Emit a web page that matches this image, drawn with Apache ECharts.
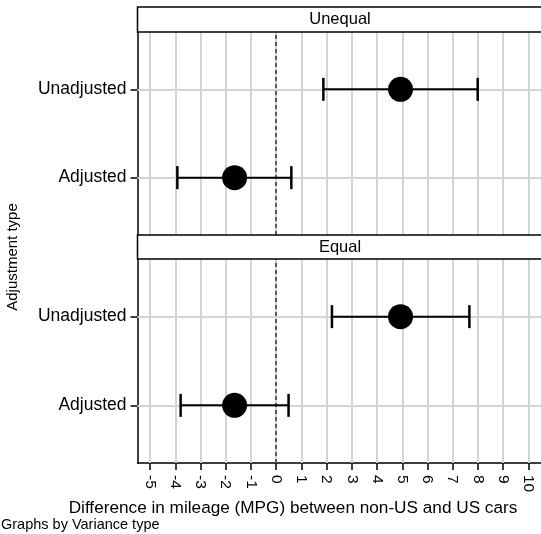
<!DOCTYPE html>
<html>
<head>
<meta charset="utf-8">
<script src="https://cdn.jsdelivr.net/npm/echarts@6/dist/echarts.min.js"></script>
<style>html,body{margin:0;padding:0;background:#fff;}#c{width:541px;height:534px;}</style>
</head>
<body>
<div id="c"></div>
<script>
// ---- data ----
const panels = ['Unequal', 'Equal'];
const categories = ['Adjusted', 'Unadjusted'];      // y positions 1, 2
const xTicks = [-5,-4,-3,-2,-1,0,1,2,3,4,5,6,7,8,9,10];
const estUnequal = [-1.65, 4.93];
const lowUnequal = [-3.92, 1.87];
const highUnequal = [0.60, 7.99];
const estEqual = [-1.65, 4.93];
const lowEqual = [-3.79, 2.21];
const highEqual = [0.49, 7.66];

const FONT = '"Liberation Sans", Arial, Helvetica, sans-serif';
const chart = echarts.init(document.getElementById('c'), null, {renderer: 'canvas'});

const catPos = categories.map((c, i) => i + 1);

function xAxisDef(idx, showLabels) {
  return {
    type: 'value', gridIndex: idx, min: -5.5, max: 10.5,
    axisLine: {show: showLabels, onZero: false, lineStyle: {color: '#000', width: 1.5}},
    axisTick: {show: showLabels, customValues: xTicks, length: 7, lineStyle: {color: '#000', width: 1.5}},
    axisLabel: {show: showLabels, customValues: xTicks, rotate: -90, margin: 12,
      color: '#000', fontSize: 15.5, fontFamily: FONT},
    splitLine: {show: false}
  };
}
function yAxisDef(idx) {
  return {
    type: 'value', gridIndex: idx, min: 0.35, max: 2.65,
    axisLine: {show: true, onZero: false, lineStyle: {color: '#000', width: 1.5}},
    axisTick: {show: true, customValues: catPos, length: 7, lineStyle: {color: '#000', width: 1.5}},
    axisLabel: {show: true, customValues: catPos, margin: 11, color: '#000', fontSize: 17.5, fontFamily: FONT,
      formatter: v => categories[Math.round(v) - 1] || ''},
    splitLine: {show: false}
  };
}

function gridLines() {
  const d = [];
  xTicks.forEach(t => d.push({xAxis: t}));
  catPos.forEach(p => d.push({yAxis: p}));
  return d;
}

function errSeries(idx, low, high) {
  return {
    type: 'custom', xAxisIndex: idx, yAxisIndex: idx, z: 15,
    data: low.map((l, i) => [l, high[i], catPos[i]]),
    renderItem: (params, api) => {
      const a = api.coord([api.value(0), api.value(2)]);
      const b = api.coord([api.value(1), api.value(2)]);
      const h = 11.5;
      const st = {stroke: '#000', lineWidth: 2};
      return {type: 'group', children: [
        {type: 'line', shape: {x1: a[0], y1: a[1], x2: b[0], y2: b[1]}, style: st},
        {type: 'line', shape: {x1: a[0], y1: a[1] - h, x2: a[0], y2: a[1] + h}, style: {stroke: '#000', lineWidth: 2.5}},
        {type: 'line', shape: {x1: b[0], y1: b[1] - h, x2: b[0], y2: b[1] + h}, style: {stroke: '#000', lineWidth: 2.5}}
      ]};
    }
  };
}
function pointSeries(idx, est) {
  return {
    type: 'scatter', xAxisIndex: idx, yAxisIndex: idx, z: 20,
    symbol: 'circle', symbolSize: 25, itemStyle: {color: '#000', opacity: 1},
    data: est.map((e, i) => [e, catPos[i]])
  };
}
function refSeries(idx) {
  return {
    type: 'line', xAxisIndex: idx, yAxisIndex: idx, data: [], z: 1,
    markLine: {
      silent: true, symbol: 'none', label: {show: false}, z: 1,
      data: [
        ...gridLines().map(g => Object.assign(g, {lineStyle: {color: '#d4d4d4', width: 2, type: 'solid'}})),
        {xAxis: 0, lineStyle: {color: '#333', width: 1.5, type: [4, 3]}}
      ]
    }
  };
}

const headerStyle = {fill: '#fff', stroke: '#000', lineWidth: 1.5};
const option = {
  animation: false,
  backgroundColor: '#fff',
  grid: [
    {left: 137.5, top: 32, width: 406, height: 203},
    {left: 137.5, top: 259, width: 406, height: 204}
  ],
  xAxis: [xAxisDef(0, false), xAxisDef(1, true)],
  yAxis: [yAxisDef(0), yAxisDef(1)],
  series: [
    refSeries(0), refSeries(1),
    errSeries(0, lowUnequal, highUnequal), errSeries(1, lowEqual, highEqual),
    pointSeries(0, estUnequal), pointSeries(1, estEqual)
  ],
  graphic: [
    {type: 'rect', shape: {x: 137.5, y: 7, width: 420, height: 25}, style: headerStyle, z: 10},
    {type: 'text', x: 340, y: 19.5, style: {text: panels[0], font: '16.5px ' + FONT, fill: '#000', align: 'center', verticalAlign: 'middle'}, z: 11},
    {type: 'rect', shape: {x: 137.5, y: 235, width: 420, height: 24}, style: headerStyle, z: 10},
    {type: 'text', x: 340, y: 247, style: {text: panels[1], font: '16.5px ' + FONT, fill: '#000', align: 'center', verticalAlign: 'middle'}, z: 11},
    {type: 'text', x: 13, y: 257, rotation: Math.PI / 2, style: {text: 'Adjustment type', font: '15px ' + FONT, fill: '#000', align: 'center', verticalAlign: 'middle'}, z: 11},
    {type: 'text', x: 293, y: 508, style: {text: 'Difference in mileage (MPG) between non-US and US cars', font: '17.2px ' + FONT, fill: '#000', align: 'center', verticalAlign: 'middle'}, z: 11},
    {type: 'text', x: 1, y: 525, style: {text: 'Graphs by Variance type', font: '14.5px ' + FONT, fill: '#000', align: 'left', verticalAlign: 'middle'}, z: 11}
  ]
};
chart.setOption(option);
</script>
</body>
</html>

What this task involves:
Skip the pictures, please, and transcribe only the lines from the beginning of the material through the one that contains "const catPos = categories.map((c, i)".

Task solution:
Emit a web page that matches this image, drawn with Apache ECharts.
<!DOCTYPE html>
<html>
<head>
<meta charset="utf-8">
<script src="https://cdn.jsdelivr.net/npm/echarts@6/dist/echarts.min.js"></script>
<style>html,body{margin:0;padding:0;background:#fff;}#c{width:541px;height:534px;}</style>
</head>
<body>
<div id="c"></div>
<script>
// ---- data ----
const panels = ['Unequal', 'Equal'];
const categories = ['Adjusted', 'Unadjusted'];      // y positions 1, 2
const xTicks = [-5,-4,-3,-2,-1,0,1,2,3,4,5,6,7,8,9,10];
const estUnequal = [-1.65, 4.93];
const lowUnequal = [-3.92, 1.87];
const highUnequal = [0.60, 7.99];
const estEqual = [-1.65, 4.93];
const lowEqual = [-3.79, 2.21];
const highEqual = [0.49, 7.66];

const FONT = '"Liberation Sans", Arial, Helvetica, sans-serif';
const chart = echarts.init(document.getElementById('c'), null, {renderer: 'canvas'});

const catPos = categories.map((c, i) => i + 1);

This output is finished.